Chapter 4 – Reductionist and Systemic Theories
This chapter includes more discussion of defects of current reductionist and systemic theories – generally that they don’t have explanatory power, or they allow too many details into the discussion – allowing exceptions to be made. Often they are organizations of thoughts – structures for thinking – rather than theories.
Chapter 5 – Political Structures
Waltz showed previously that international political outcomes cannot be explained reductively, and that current systemic approaches confuse system-level and unit-level causes. International politics must be a domain separate from social, economic, and other domains. Domestic political structure is defined by three things: 1) the principle by which it is ordered, 2) the specifications of the functions formally differentiated units, and 3) by the distribution of capabilities across those units. He gives the example of how character of the prime minister is different than the character of the president because of the different systems in the U.S. and U.K. The president is elected as an individual, but has less power once in his position. The Prime Minister has a lot of power, but comes to power based on moving up slowly through the ranks of government and generally being a person known for compromise that keeps the party united.
In a systemic theory of international politics, states are the relevant units – the international system is decentralized and anarchic. States are not differentiated by the functions they perform – they are like units (similar to markets being defined in terms of firms – international political structure in terms of states). The units of such an order are distinguished primarily by their greater or lesser capabilities for performing similar tasks.
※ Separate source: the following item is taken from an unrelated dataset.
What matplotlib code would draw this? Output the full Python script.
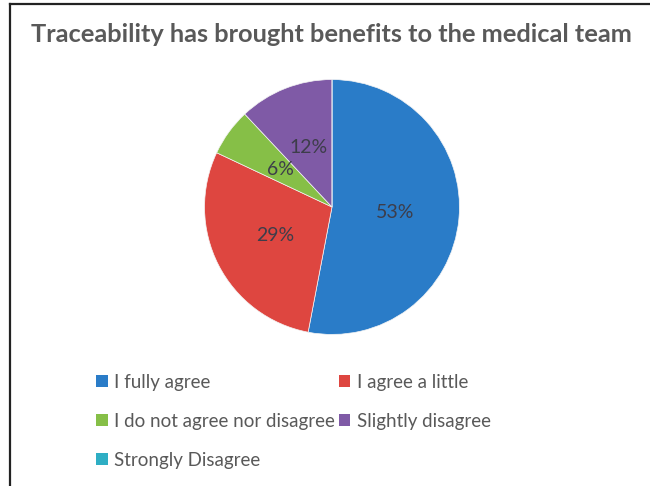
import matplotlib.pyplot as plt
from matplotlib.patches import Patch

plt.rcParams['font.family'] = ['Lato', 'DejaVu Sans']

categories = ['I fully agree', 'I agree a little', 'I do not agree nor disagree',
              'Slightly disagree', 'Strongly Disagree']
shares = [53, 29, 6, 12, 0]
colors = ['#2a7cc8', '#de4640', '#86bf47', '#7f5aa6', '#2eaec4']
text_gray = '#595959'

fig = plt.figure(figsize=(6.5, 4.86), dpi=100)
W, H = 650, 486

# thin frame on left and top like the cropped screenshot
fig.add_artist(plt.Line2D([10/W, 10/W], [0, 1 - 4/H], color='#222222', lw=1.6))
fig.add_artist(plt.Line2D([10/W, 1], [1 - 4/H, 1 - 4/H], color='#222222', lw=1.6))

fig.text(331/W, 1 - 34/H, 'Traceability has brought benefits to the medical team',
         ha='center', va='center', fontsize=18.3, fontweight='bold', color=text_gray)

cx, cy, r = 332, 207, 130
ax = fig.add_axes([(cx - r)/W, 1 - (cy + r)/H, 2*r/W, 2*r/H])
wedges, texts, autotexts = ax.pie(
    shares, colors=colors, startangle=90, counterclock=False,
    autopct=lambda p: f'{p:.0f}%' if p > 0 else '', pctdistance=0.5,
    wedgeprops=dict(linewidth=0.5, edgecolor='#f4f4f4'),
    textprops=dict(fontsize=14, color='#3d3d4a'))
ax.set_xlim(-1.02, 1.02); ax.set_ylim(-1.02, 1.02)
ax.set_aspect('equal')
ax.axis('off')

handles = [Patch(facecolor=c, edgecolor='none') for c in colors]
order = [0, 2, 4, 1, 3]
leg = fig.legend([handles[i] for i in order], [categories[i] for i in order],
                 ncol=2, loc='upper left', bbox_to_anchor=(79/W, 1 - 357/H),
                 frameon=False, fontsize=13.5, handlelength=0.62, handleheight=0.62,
                 handletextpad=0.35, labelspacing=1.17, columnspacing=0.2)
for t in leg.get_texts():
    t.set_color(text_gray)

fig.savefig('out.png', dpi=100, facecolor='white')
Chapter 6 – Anarchic Orders and Balances of Power
Waltz first explains how hierarchic and anarchic orders are different. In hierarchic orders (within states) government has monopoly over legitimate force, while in anarchic orders, states are in a self-help system. Within states, groups can specialize and benefit from trade. Among states, nations wish to remain loosely connected and not overly dependent on other states. Also, within a global system, each state, acting in their own interest, can lead to outcomes that none wanted – similar to a run on the bank in economics.
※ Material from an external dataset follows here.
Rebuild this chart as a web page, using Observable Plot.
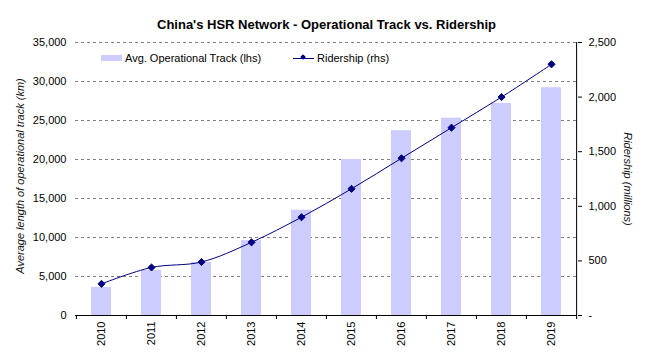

Balance of power theory is a theory about the results produced by the uncoordinated actions of states. Assumptions are made about the interests and motives of states (it does not explain them). It explains the constraints that confine all states. Balance-of-power theory can explain why a certain similarity of behavior is expected from similarly situated states. The theory leads us to suspect that states behave in ways that result in balances forming. (This is in contrast to behavior such as band-wagoning – all jumping to the winners side.) It predicts that states will engage in balancing behavior, whether or not balancing is the end of their acts. The theory predicts a strong tendency of balance in the system – not that balance, once achieved, will be maintained, but that balance, once disrupted, will be restored in one way or another. Suggests that states will be competitive and will imitate each other to become more successful.
Chapter 7 – Structural Causes and Economic Effects
Capabilities of states depend on how they score on size of population and territory, resource endowment, economic capabilities, military strength, political stability, and competence. Though there may be many states in the international system, international politics can be understood simply by studying the most prominent. (Similar to the study of oligopolistic systems in economics, in which industries with many firms can still be best understood by looking at most prominent of them.)
In this chapter, Waltz shows that smaller number of prominent states in the system is better – systems are most stable when barriers to entry are high (fewer, bigger firms). The costs of bargaining are lower with less units involved – less diversity in participants makes reaching agreements easier, and members have a greater stake in the system and more incentive to invest in enforcing agreements.
The idea that the world is becoming more interdependent and that this leads to peace is a myth. Interdependence should be understood as sensitivity to other states or vulnerability to other states – asking whether they are actually dependent on each other, rather than just one being dependent on the other. Interdependence actually decreases as the number of states decrease – large, powerful states are more self-sufficient.
Chapter 8 – Structural Causes and Military Effects
A two-state system will be the most stable. With only two powers acting on a world scale, anything that happens anywhere is potentially of concern to both of them – no unexpected events coming from an ignored region. With only two powers, miscalculation is less likely. Nuclear forces should not be discounted just because states don’t use them – the fact that violence does not need to be used shows that they are able to protect their interests in other ways.
Chapter 9 – The Management of International Affairs
Power does not bring control over the international system, but it does four things: 1) Power provides the means of maintaining one’s autonomy in the face of force that other wield. 2) Greater power permits wider ranges of action, while leaving the outcomes of action uncertain. 3) The powerful enjoy wider margins of safety in dealing with the less powerful and have more to say about what games will be played and how. 4) Great power gives its possessors a big stake in their system and the ability to act for its sake. In a bipolar world, there will be more effort at management of the system.